Framgate, as it was called by many – more formally, "Community response to the Wikimedia Foundation's ban of Fram" – was a wide community response to an abrupt WMF office action on June 10, 2019 that effectively banned English Wikipedia administrator Fram. In its wake, many administrators resigned and others questioned the role of WMF in English Wikipedia governance, especially without the involvement of the Arbitration Committee. It ended with a détente: WMF turned the decision about Fram's future as an editor and as an administrator back over to the English Wikipedia's Arbitration Committee. An Arbitration Committee case was opened on July 24 to answer these questions about Fram, and the committee began discussing how to handle similar situations in the future.

Arbcom decision

On September 21, the Arbitration Committee (Arbcom) case stemming from the incident was closed. Findings reaffirmed usual policy considerations including civil behavior and administrator behavior, but hinted at supra-community responsibilities with a "Proportionality of sanctions" section and stated "Private evidence" requires a commensurate private hearing. Remedies applied were un-banning Fram, requiring a new RfA, and announcement of a future "Arbcom RfC regarding on-wiki harassment".


On September 26, Fram moved a request for adminship out of user draft space. The application was co-nominated by five individuals (Chowbok, Fastily, Iridescent, Lourdes, Xeno) – all but one of whom are either administrators or bureaucrats.

In this RfA, as with pretty much every one before, especially persuasive arguments were echoed by other contributors with the comment "per so-and-so". Supporters cited "per Iridescent" more than any other participant's argument. His co-nomination provided praise for Fram and said "atrocious" behaviors that attracted censure in the past "have been virtually non-existent" since 2018 warnings. Editors opposed to returning administrative tools cited Drmies's oppose rationale, in which he highlighted actions that have been suppressed but are alleged to be labeled "Potentially libelous/defamatory", more than any other.
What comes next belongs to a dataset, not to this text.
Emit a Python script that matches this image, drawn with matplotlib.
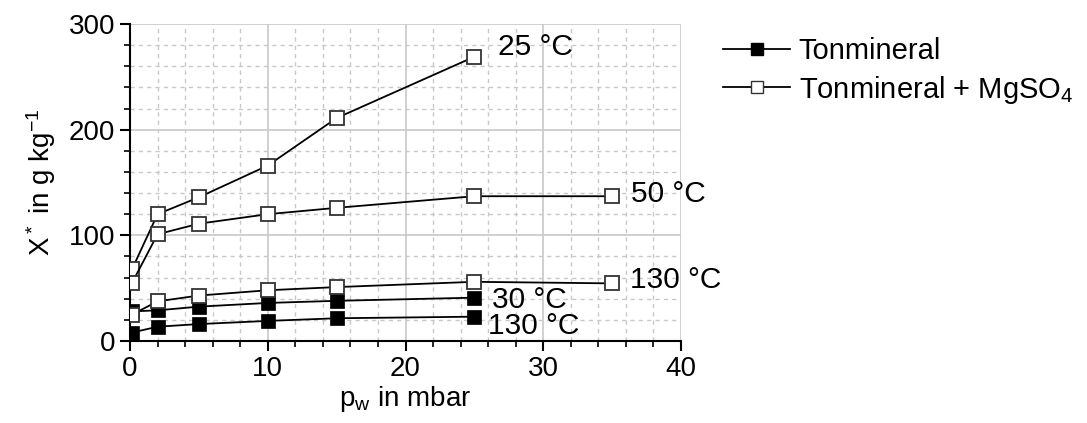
import matplotlib.pyplot as plt
from matplotlib.ticker import MultipleLocator
from matplotlib.lines import Line2D

plt.rcParams['font.family'] = ['Liberation Sans', 'DejaVu Sans']
plt.rcParams['mathtext.default'] = 'regular'

# Tonmineral (filled squares)
p_ton = [0.15, 2, 5, 10, 15, 25]
ton_30 = [28, 29, 32.5, 36, 38, 41]
ton_130 = [8, 13.5, 16, 19, 21.5, 23]

# Tonmineral + MgSO4 (open squares)
p_mg25 = [0.15, 2, 5, 10, 15, 25]
mg_25 = [68, 120, 136, 166, 211, 269]
p_mg = [0.15, 2, 5, 10, 15, 25, 35]
mg_50 = [55, 101, 111, 120, 126, 137, 137]
mg_130 = [25, 37.5, 43, 48, 51, 56, 54.5]

labels = [("25 °C", 26.7, 278), ("50 °C", 36.4, 139), ("130 °C", 36.3, 57.5),
          ("30 °C", 26.3, 38.5), ("130 °C", 26.0, 14)]

fig = plt.figure(figsize=(10.87, 4.23), dpi=100)
ax = fig.add_axes([0.1196, 0.1939, 0.5069, 0.7494])

for y in [ton_30, ton_130]:
    ax.plot(p_ton, y, color="black", lw=1.3, marker="s", ms=10, mew=0.5,
            mfc="black", mec="black", zorder=3)
ax.plot(p_mg25, mg_25, color="black", lw=1.3, marker="s", ms=10.5,
        mfc="white", mec="#333333", mew=1.3, zorder=4)
for y in [mg_50, mg_130]:
    ax.plot(p_mg, y, color="black", lw=1.3, marker="s", ms=10.5,
            mfc="white", mec="#333333", mew=1.3, zorder=4)

for txt, x, y in labels:
    ax.text(x, y, txt, fontsize=21.5, va="center", ha="left", clip_on=False)

ax.set_xlim(0, 40)
ax.set_ylim(0, 300)
ax.xaxis.set_major_locator(MultipleLocator(10))
ax.xaxis.set_minor_locator(MultipleLocator(2))
ax.yaxis.set_major_locator(MultipleLocator(100))
ax.yaxis.set_minor_locator(MultipleLocator(20))
ax.grid(which="major", color="#c8c8c8", lw=1.2, ls="-")
ax.grid(which="minor", color="#c8c8c8", lw=1, ls=(0, (3, 3)))
ax.set_axisbelow(True)
for s in ["top", "right"]:
    ax.spines[s].set_visible(False)
ax.spines["left"].set_linewidth(1.5)
ax.spines["bottom"].set_linewidth(1.5)
ax.tick_params(which="major", length=7, width=1.5, labelsize=20, direction="out")
ax.tick_params(which="minor", length=4, width=1.2, direction="out")

ax.set_xlabel("p$_w$ in mbar", fontsize=20, labelpad=2)
ax.set_ylabel("X$^*$ in g kg$^{-1}$", fontsize=20, labelpad=8)

handles = [
    Line2D([], [], color="black", lw=1.3, marker="s", ms=8, mfc="black", mec="black"),
    Line2D([], [], color="black", lw=1.3, marker="s", ms=8, mfc="white", mec="#333333"),
]
fig.legend(handles, ["Tonmineral", "Tonmineral + MgSO$_4$"], loc="upper left",
           bbox_to_anchor=(0.641, 0.975), frameon=False, fontsize=21,
           handlelength=2.3, handletextpad=0.3, labelspacing=0.3)

fig.savefig("out.png", dpi=100)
Other editors additionally cited more mundane temperament and civility issues.

On September 27, a little more than 24 hours after it began, with the vote standing at 109 in support and 122 opposed, Fram withdrew the application, stating:[a]

There clearly is widespread concern about my behaviour and attitude (though also a heartwarming bunch of supports). I will continue to edit, take the applicable concerns to heart, and hope to reapply in a year (or later) with a better track record.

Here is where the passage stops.